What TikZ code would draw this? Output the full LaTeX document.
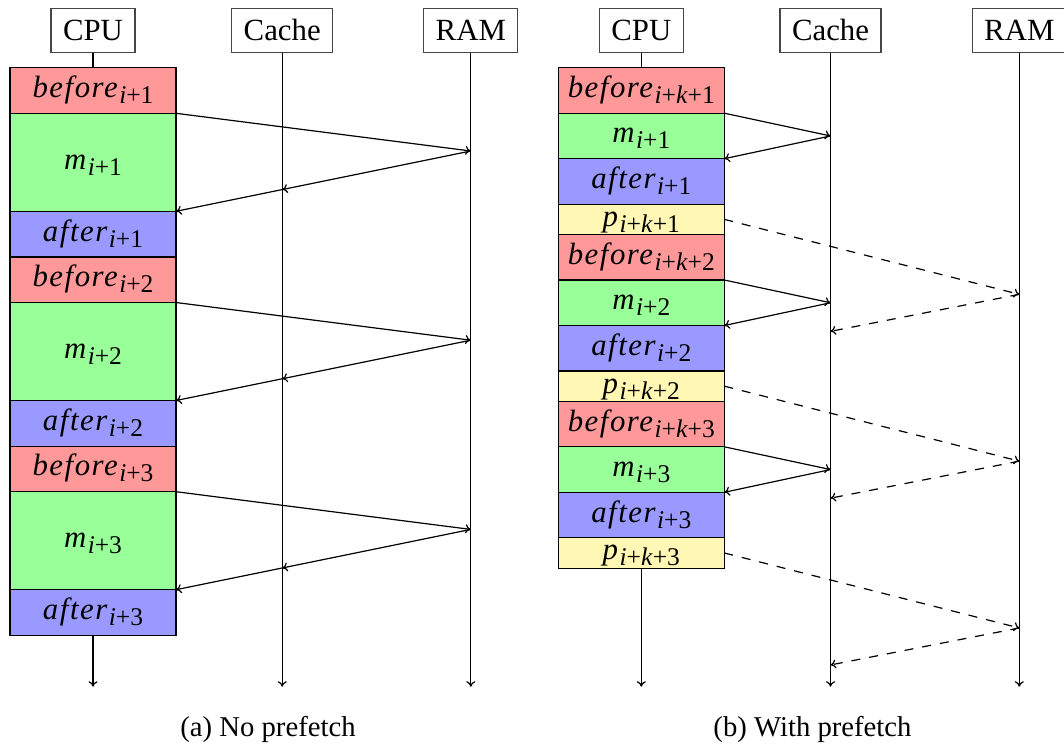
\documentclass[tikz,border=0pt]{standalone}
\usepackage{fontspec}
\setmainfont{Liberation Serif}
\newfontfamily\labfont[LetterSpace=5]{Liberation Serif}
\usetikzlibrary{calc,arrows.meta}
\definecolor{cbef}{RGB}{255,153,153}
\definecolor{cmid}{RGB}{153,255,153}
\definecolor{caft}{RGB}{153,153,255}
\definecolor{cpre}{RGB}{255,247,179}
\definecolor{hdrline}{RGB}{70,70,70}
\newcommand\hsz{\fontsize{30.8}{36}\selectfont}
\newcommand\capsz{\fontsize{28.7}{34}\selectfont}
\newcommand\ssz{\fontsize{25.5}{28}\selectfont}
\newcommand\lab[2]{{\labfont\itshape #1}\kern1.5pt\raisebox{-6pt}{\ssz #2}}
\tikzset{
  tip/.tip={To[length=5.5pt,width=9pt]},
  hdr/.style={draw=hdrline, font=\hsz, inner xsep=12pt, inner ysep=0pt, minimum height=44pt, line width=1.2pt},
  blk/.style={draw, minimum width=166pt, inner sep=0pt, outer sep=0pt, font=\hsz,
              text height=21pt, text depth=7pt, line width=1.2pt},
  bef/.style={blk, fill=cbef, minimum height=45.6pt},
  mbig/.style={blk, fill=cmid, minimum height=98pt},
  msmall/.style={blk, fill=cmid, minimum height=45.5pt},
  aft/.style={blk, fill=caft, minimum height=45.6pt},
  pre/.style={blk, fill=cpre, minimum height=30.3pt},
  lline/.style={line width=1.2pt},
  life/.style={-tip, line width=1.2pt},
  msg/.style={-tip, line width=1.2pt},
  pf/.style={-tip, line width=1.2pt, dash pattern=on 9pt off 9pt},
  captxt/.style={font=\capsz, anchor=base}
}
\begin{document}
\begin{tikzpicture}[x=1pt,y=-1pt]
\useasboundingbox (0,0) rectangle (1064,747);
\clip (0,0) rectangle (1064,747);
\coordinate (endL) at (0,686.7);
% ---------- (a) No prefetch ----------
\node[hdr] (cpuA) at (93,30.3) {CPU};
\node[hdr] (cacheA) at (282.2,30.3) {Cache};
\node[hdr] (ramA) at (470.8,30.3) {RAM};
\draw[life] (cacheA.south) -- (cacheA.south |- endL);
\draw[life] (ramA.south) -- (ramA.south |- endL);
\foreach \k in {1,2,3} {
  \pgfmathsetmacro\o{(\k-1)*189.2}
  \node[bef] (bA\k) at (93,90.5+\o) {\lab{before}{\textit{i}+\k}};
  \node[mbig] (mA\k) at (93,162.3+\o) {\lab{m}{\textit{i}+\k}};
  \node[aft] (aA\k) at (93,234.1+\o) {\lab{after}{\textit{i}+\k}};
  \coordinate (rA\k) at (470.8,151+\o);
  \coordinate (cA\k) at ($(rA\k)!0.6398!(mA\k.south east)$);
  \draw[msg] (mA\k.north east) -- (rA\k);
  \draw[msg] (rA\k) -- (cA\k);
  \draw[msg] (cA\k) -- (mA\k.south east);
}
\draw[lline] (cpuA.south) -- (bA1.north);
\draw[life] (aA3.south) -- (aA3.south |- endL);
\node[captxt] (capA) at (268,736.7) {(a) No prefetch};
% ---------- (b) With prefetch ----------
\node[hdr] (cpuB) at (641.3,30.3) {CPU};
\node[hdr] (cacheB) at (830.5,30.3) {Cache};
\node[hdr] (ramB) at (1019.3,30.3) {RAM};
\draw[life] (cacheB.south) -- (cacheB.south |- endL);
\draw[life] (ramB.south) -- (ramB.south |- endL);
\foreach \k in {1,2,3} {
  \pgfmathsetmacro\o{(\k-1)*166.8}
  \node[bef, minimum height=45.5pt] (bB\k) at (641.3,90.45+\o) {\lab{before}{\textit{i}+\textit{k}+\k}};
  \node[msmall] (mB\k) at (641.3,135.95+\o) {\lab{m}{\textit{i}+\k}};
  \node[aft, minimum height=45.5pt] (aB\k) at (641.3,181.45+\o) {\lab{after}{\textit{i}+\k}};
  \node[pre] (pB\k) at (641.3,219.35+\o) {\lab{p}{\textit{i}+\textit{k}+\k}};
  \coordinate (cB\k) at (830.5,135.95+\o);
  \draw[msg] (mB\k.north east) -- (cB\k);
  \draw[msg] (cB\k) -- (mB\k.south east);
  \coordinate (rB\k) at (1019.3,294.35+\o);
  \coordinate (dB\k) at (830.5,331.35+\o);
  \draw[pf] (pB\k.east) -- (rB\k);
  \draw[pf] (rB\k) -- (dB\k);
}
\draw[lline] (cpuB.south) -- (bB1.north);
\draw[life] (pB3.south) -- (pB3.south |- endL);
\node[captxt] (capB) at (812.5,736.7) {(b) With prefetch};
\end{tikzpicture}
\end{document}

◆ REQUIRED TASK
Give an exact reproduction of every line, leaving out any picture.

◆ SOLUTION FOR THIS PROBLEM
What TikZ code would draw this? Output the full LaTeX document.
\documentclass[tikz,border=0pt]{standalone}
\usepackage{fontspec}
\setmainfont{Liberation Serif}
\newfontfamily\labfont[LetterSpace=5]{Liberation Serif}
\usetikzlibrary{calc,arrows.meta}
\definecolor{cbef}{RGB}{255,153,153}
\definecolor{cmid}{RGB}{153,255,153}
\definecolor{caft}{RGB}{153,153,255}
\definecolor{cpre}{RGB}{255,247,179}
\definecolor{hdrline}{RGB}{70,70,70}
\newcommand\hsz{\fontsize{30.8}{36}\selectfont}
\newcommand\capsz{\fontsize{28.7}{34}\selectfont}
\newcommand\ssz{\fontsize{25.5}{28}\selectfont}
\newcommand\lab[2]{{\labfont\itshape #1}\kern1.5pt\raisebox{-6pt}{\ssz #2}}
\tikzset{
  tip/.tip={To[length=5.5pt,width=9pt]},
  hdr/.style={draw=hdrline, font=\hsz, inner xsep=12pt, inner ysep=0pt, minimum height=44pt, line width=1.2pt},
  blk/.style={draw, minimum width=166pt, inner sep=0pt, outer sep=0pt, font=\hsz,
              text height=21pt, text depth=7pt, line width=1.2pt},
  bef/.style={blk, fill=cbef, minimum height=45.6pt},
  mbig/.style={blk, fill=cmid, minimum height=98pt},
  msmall/.style={blk, fill=cmid, minimum height=45.5pt},
  aft/.style={blk, fill=caft, minimum height=45.6pt},
  pre/.style={blk, fill=cpre, minimum height=30.3pt},
  lline/.style={line width=1.2pt},
  life/.style={-tip, line width=1.2pt},
  msg/.style={-tip, line width=1.2pt},
  pf/.style={-tip, line width=1.2pt, dash pattern=on 9pt off 9pt},
  captxt/.style={font=\capsz, anchor=base}
}
\begin{document}
\begin{tikzpicture}[x=1pt,y=-1pt]
\useasboundingbox (0,0) rectangle (1064,747);
\clip (0,0) rectangle (1064,747);
\coordinate (endL) at (0,686.7);
% ---------- (a) No prefetch ----------
\node[hdr] (cpuA) at (93,30.3) {CPU};
\node[hdr] (cacheA) at (282.2,30.3) {Cache};
\node[hdr] (ramA) at (470.8,30.3) {RAM};
\draw[life] (cacheA.south) -- (cacheA.south |- endL);
\draw[life] (ramA.south) -- (ramA.south |- endL);
\foreach \k in {1,2,3} {
  \pgfmathsetmacro\o{(\k-1)*189.2}
  \node[bef] (bA\k) at (93,90.5+\o) {\lab{before}{\textit{i}+\k}};
  \node[mbig] (mA\k) at (93,162.3+\o) {\lab{m}{\textit{i}+\k}};
  \node[aft] (aA\k) at (93,234.1+\o) {\lab{after}{\textit{i}+\k}};
  \coordinate (rA\k) at (470.8,151+\o);
  \coordinate (cA\k) at ($(rA\k)!0.6398!(mA\k.south east)$);
  \draw[msg] (mA\k.north east) -- (rA\k);
  \draw[msg] (rA\k) -- (cA\k);
  \draw[msg] (cA\k) -- (mA\k.south east);
}
\draw[lline] (cpuA.south) -- (bA1.north);
\draw[life] (aA3.south) -- (aA3.south |- endL);
\node[captxt] (capA) at (268,736.7) {(a) No prefetch};
% ---------- (b) With prefetch ----------
\node[hdr] (cpuB) at (641.3,30.3) {CPU};
\node[hdr] (cacheB) at (830.5,30.3) {Cache};
\node[hdr] (ramB) at (1019.3,30.3) {RAM};
\draw[life] (cacheB.south) -- (cacheB.south |- endL);
\draw[life] (ramB.south) -- (ramB.south |- endL);
\foreach \k in {1,2,3} {
  \pgfmathsetmacro\o{(\k-1)*166.8}
  \node[bef, minimum height=45.5pt] (bB\k) at (641.3,90.45+\o) {\lab{before}{\textit{i}+\textit{k}+\k}};
  \node[msmall] (mB\k) at (641.3,135.95+\o) {\lab{m}{\textit{i}+\k}};
  \node[aft, minimum height=45.5pt] (aB\k) at (641.3,181.45+\o) {\lab{after}{\textit{i}+\k}};
  \node[pre] (pB\k) at (641.3,219.35+\o) {\lab{p}{\textit{i}+\textit{k}+\k}};
  \coordinate (cB\k) at (830.5,135.95+\o);
  \draw[msg] (mB\k.north east) -- (cB\k);
  \draw[msg] (cB\k) -- (mB\k.south east);
  \coordinate (rB\k) at (1019.3,294.35+\o);
  \coordinate (dB\k) at (830.5,331.35+\o);
  \draw[pf] (pB\k.east) -- (rB\k);
  \draw[pf] (rB\k) -- (dB\k);
}
\draw[lline] (cpuB.south) -- (bB1.north);
\draw[life] (pB3.south) -- (pB3.south |- endL);
\node[captxt] (capB) at (812.5,736.7) {(b) With prefetch};
\end{tikzpicture}
\end{document}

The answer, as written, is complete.